Trump had previously said that he would withdraw from the nuclear deal if the U.S. and its three European allies that helped negotiate the accord—France, Germany, and the United Kingdom—did not address in a side agreement three of Trump's main concerns: Iran's ballistic-missile program, limits on the authority of international inspectors, and the sunset clauses, key restrictions on Tehran's nuclear program that are set to expire in about a decade.
In his remarks on Tuesday, Trump also accused the Iranian regime of "plundering the wealth of its own people" and criticized former President Barack Obama for trusting Tehran and paying it cash as part of the deal.
"At the point when the United States had maximum leverage, this disastrous deal gave this regime—and it's a regime of great terror—many billions of dollars, some of it in actual cash, a great embarrassment to me as a citizen and to all citizens of the United States," Trump said. "A constructive deal could easily have been struck at the time, but it wasn't.
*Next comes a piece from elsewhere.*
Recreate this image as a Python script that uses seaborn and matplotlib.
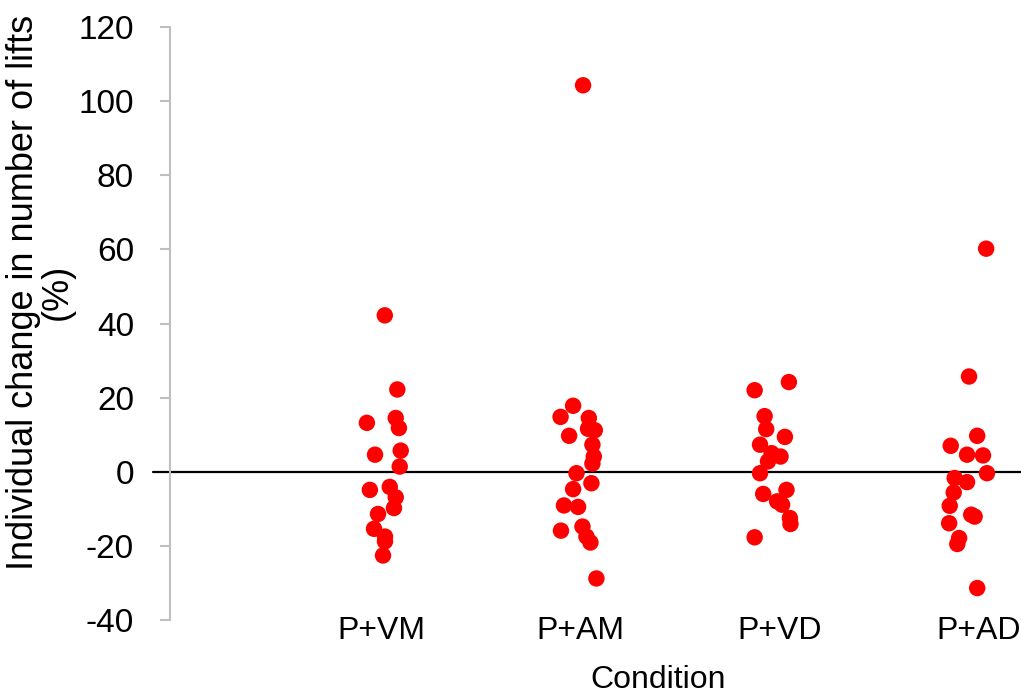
import matplotlib
matplotlib.use("Agg")
import matplotlib.pyplot as plt
import seaborn as sns
import pandas as pd

# ---- data ----
conditions = ["P+VM", "P+AM", "P+VD", "P+AD"]
tick_positions = [1, 2, 3, 4]

vm_x = [1.019, 1.082, 0.929, 1.074, 1.090, 0.970, 1.099, 1.094, 0.944, 1.044,
        1.074, 1.065, 0.985, 0.965, 1.020, 1.020, 1.010]
vm_y = [42.2, 22.2, 13.2, 14.5, 11.8, 4.6, 5.7, 1.4, -4.9, -4.1,
        -6.9, -9.8, -11.4, -15.4, -17.5, -18.8, -22.6]

am_x = [2.015, 1.965, 1.902, 2.044, 2.040, 2.074, 1.945, 2.062, 2.069, 2.062,
        1.982, 2.057, 1.965, 1.919, 1.990, 1.904, 2.012, 2.032, 2.052, 2.082]
am_y = [104.3, 17.8, 14.8, 14.5, 11.6, 11.2, 9.7, 7.3, 4.1, 2.2,
        -0.4, -3.1, -4.7, -9.1, -9.5, -15.9, -14.8, -17.5, -19.1, -28.8]

vd_x = [3.049, 2.877, 2.927, 2.935, 3.029, 2.904, 2.962, 3.007, 2.944, 2.904,
        2.920, 3.037, 2.990, 3.015, 3.054, 3.057, 2.877]
vd_y = [24.2, 22.0, 15.0, 11.5, 9.4, 7.3, 5.0, 4.1, 2.8, -0.4,
        -6.0, -4.9, -8.0, -8.9, -12.5, -14.1, -17.7]

ad_x = [4.040, 3.954, 3.995, 3.862, 3.944, 4.024, 4.044, 3.882, 3.944, 3.877,
        3.857, 3.965, 3.982, 3.854, 3.904, 3.895, 3.995]
ad_y = [60.2, 25.7, 9.7, 7.0, 4.6, 4.4, -0.4, -1.7, -2.8, -5.6,
        -9.2, -11.6, -12.1, -13.9, -17.9, -19.5, -31.4]

y_ticks = [-40, -20, 0, 20, 40, 60, 80, 100, 120]

df = pd.DataFrame({
    "x": vm_x + am_x + vd_x + ad_x,
    "y": vm_y + am_y + vd_y + ad_y,
})

# ---- styling ----
sns.set_theme(style="white")
plt.rcParams["font.family"] = ["Liberation Sans", "DejaVu Sans"]

fig = plt.figure(figsize=(10.21, 6.95), dpi=100)
ax = fig.add_axes([0.1665, 0.108, 0.8335, 0.853])

sns.scatterplot(data=df, x="x", y="y", ax=ax, color="#FF0000", s=140,
                edgecolor="none", linewidth=0, zorder=3, legend=False)

ax.set_xlim(-0.06, 4.215)
ax.set_ylim(-40, 120)
ax.set_yticks(y_ticks)
ax.set_yticklabels([str(t) for t in y_ticks])
ax.set_xticks(tick_positions)
ax.set_xticklabels(conditions)

for side in ["top", "right", "bottom"]:
    ax.spines[side].set_visible(False)
ax.spines["left"].set_color("#BFBFBF")
ax.spines["left"].set_linewidth(1.5)

ax.tick_params(axis="y", direction="out", length=7, width=1.5, color="#BFBFBF",
               labelsize=24, pad=19, left=True, labelcolor="black")
ax.tick_params(axis="x", length=0, labelsize=23, pad=-3, labelcolor="black")

ax.axhline(0, xmin=-0.02, xmax=1.0, color="black", lw=1.6, clip_on=False, zorder=2)

ax.set_xlabel("Condition", fontsize=23, color="black")
ax.xaxis.set_label_coords(0.574, -0.076)
ax.set_ylabel("Individual change in number of lifts\n(%)", fontsize=26,
              color="black", linespacing=0.95)
ax.yaxis.set_label_coords(-0.112, 0.553)

fig.savefig("out.png", dpi=100, facecolor="white")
At the heart of the Iran deal was a giant fiction that a murderous regime desired only a peaceful nuclear energy program."
Trump said U.S. experts and allies in the Middle East have unity in facing the Iranian threat, despite some European allies' desire to maintain the deal.
"We have also consulted with our friends from across the Middle East," Trump said. "We are unified in our understanding of the threat and in our conviction that Iran must never acquire a nuclear weapon. After these consultations, it is clear to me that we cannot prevent an Iranian nuclear bomb under the decaying and rotten structure of the current agreement."
Immediately after the announcement, Israeli Prime Minister Benjamin Netanyahu said Israel backs Trump's move.
"Israel fully supports President Trump's bold decision today to reject the disastrous nuclear deal with the terrorist regime in Tehran."
French President Emmanuel Macron tweeted that, while France, Germany, and the U.K. regret Trump's decision, they are ready to "work collectively on a broader framework, covering nuclear activity, the post-2025 period, ballistic activity, and stability in the Middle-East, notably Syria, Yemen, and Iraq."